Saturday, December 11, 2004

Helmets should be mandatory in Life

It comes upon us so unannounced. We, the unsuspecting student, struggling through our labs and exams and the continual guilt of ignoring all that does not promote the better of our academic career. We hear about it often, have possibly even flirted with the idea of it, but never in our wildest dreams has it ever created any kind of reality for us. Until one day, while we are so innocently studying for the upcoming exams (or procrastinating, as that happens often), the question of the rest of our lives hits us smack! in the back of our heads.

Well, the back of my head anyways. I wont pretend that I am unique in my uncanny ability to quickly turn my head away from the 'rest of my life', we all have our times when we keep our sanity in the present by living the future through glimpses caught out of the corner of our eyes. But I do think that I have managed to avoid it more than most. It was so set, you see, so obvious just what I would do - I had no need to concern myself with it. Go to school, do well. Get into university, do well. Get a job, do well. Not once had I ever doubted the "do well"-ability. And, for the most part, I never needed to. I did well in high school, got a scholarship to a great university, was enrolled in a program that I genuinely love and am passionate about, and even managed to obtain back-to-back summer research positions doing something I truly like for someone I truly admire. And at not a bad salary either. Yes, I had Done Well.

And there it stops. I've done well. But the doing, oh the doing is not so good at all. Things got a bit harder. I was easier to distract. I got a social life. All or none, but combined somehow this and more has contributed to my steady downslide into a life that is not doing the kind of well that I had once taken for granted. The A+ isn't just farther away, its in another time-space dimension. And along with those celebrated high marks goes all of my once certainties. The given of a good job isn't given anymore. Its true - I looked it up, GPA counts in the Science world. My once endless options have narrowed to but a few. Reality has closed in on me. And I'm so far down the tunnel that I can't even turn around. So what do I do now? The question is a resounding echo of that smack on the back of my head.

Oh I've got options. I know of a guy with a chemistry major that's a manager at a Wal-Mart. And that call center across the bridge pays out a pretty decent hourly rate. But those aren't the options I want to consider. I have such dreams, such plans, such high aspiring goals. So I am forced to explore the idea of the rest of my life. Continuing with a physics degree seemed like the perfect solution. What could be better than more learning? That's two more years of head ducking and reality avoiding. And I really really love physics. But after this year? I won't deceive myself with the optimism of top of the class GPA and research opportunities falling into my lap. I'm beginning to learn my lesson now. And do I really want to spend 2 more years of my life filled with labs and exams? All to attain another undergraduate degree that just might take me nowhere. So what else? Graduate studies you might ask, and oh how I've contemplated it. At least until that ugly GPA rears its head. Sometimes it all feels so hopeless. A far cry from the "get a job, do well" attitude I started with.

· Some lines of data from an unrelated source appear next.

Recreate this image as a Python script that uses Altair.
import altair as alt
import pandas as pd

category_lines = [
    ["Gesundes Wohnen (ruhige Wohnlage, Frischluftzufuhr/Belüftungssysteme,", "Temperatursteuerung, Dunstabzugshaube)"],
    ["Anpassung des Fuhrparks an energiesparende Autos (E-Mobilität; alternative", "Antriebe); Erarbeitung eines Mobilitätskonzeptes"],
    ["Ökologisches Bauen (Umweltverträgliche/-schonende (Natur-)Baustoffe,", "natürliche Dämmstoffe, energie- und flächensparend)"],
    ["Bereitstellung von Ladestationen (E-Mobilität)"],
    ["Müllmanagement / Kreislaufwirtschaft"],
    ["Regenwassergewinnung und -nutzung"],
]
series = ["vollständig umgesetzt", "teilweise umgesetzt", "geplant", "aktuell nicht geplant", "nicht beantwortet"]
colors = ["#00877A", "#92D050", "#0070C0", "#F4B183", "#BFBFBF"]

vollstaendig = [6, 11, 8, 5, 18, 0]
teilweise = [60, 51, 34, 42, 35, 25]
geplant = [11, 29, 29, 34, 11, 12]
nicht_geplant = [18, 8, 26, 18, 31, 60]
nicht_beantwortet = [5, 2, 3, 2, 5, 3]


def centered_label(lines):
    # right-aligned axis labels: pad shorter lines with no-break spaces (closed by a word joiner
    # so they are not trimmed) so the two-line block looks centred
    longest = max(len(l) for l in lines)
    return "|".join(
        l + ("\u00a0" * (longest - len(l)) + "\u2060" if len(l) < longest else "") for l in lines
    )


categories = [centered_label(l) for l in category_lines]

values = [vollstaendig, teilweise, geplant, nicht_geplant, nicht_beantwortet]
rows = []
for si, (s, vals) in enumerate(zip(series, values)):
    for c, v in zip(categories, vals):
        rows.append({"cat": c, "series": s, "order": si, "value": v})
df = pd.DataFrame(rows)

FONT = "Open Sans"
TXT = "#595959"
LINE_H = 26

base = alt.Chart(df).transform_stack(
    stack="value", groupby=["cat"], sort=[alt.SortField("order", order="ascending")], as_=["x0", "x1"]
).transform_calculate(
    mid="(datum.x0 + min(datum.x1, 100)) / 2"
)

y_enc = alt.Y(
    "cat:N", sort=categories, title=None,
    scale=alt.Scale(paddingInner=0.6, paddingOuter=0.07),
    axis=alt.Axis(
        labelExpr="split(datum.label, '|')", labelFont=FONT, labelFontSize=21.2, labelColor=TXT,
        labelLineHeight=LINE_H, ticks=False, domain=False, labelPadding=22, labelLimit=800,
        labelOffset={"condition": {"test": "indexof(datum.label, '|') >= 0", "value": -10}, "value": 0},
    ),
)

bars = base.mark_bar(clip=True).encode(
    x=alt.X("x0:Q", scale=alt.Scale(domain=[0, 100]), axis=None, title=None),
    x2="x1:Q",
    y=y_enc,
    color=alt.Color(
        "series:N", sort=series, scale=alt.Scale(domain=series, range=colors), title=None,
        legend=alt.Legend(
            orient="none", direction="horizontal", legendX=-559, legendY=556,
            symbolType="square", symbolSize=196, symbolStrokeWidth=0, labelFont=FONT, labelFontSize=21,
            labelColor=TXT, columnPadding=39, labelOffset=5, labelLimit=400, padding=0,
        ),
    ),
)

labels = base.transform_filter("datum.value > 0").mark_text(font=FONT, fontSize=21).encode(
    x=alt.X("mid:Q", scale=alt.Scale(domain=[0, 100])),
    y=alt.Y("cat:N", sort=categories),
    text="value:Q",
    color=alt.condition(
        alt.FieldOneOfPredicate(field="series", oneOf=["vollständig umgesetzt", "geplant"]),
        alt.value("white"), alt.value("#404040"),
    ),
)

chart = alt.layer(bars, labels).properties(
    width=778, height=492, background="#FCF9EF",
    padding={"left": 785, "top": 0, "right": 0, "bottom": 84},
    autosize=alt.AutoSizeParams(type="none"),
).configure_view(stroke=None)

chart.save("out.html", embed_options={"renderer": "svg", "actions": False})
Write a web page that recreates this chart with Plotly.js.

But that's all it is right now, just an attitude. Maybe I'm cranky because my head hurts. Stupid reality. Stupid me for ignoring the fact that life has to start sometime. I've been living in four month spurts (fall, winter, summer - the school semesters) and have been peacefully oblivious to the idea that life doesn't really run this way. So I guess I've got some thinking to do. I was hoping that a bit of blogging would help, but it seems that I've just talked myself in circles and have yet to find a way to satisfactorily avoid all of my issues. Perhaps this is the problem at the heart of it all - avoidance. But that's for another night, another blog, another exam to procrastinate studying for.

And so, stupid by actions, and humbled by Gods grace, I bid adieu, and am going to go drown myself in the mathematical wonders of the physical sciences. (I give myself about 5 minutes before I pass out).